** Start **

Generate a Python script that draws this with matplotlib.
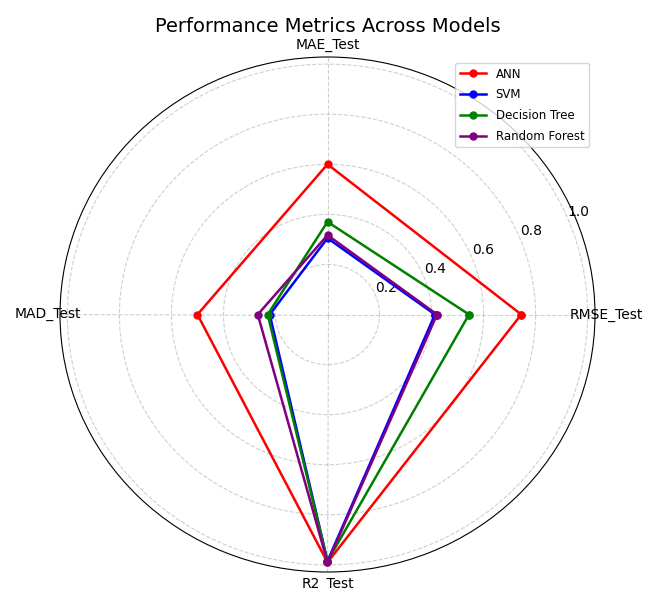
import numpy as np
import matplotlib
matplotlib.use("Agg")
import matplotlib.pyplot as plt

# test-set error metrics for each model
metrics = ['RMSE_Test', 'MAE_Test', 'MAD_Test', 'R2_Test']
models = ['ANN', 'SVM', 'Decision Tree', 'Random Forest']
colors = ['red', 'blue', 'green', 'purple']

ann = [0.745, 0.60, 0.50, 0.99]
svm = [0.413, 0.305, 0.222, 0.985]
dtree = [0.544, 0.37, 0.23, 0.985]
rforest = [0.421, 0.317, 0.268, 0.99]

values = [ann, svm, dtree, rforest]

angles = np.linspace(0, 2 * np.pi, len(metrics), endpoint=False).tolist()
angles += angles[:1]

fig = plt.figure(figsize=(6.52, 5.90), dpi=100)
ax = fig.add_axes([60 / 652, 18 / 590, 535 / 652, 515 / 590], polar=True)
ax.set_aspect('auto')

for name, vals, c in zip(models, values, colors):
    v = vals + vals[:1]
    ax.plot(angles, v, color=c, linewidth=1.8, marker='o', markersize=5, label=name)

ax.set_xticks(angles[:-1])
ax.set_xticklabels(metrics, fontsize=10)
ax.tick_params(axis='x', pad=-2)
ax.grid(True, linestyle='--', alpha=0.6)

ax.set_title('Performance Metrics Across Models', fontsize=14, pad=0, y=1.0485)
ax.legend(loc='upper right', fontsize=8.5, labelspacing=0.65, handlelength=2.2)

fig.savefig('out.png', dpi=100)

** End **

**OBJECTIVE:** Leave out the pictures and output the rest of the material exactly as written.

**SOLUTION TO THIS PROBLEM:**
Generate a Python script that draws this with matplotlib.
import numpy as np
import matplotlib
matplotlib.use("Agg")
import matplotlib.pyplot as plt

# test-set error metrics for each model
metrics = ['RMSE_Test', 'MAE_Test', 'MAD_Test', 'R2_Test']
models = ['ANN', 'SVM', 'Decision Tree', 'Random Forest']
colors = ['red', 'blue', 'green', 'purple']

ann = [0.745, 0.60, 0.50, 0.99]
svm = [0.413, 0.305, 0.222, 0.985]
dtree = [0.544, 0.37, 0.23, 0.985]
rforest = [0.421, 0.317, 0.268, 0.99]

values = [ann, svm, dtree, rforest]

angles = np.linspace(0, 2 * np.pi, len(metrics), endpoint=False).tolist()
angles += angles[:1]

fig = plt.figure(figsize=(6.52, 5.90), dpi=100)
ax = fig.add_axes([60 / 652, 18 / 590, 535 / 652, 515 / 590], polar=True)
ax.set_aspect('auto')

for name, vals, c in zip(models, values, colors):
    v = vals + vals[:1]
    ax.plot(angles, v, color=c, linewidth=1.8, marker='o', markersize=5, label=name)

ax.set_xticks(angles[:-1])
ax.set_xticklabels(metrics, fontsize=10)
ax.tick_params(axis='x', pad=-2)
ax.grid(True, linestyle='--', alpha=0.6)

ax.set_title('Performance Metrics Across Models', fontsize=14, pad=0, y=1.0485)
ax.legend(loc='upper right', fontsize=8.5, labelspacing=0.65, handlelength=2.2)

fig.savefig('out.png', dpi=100)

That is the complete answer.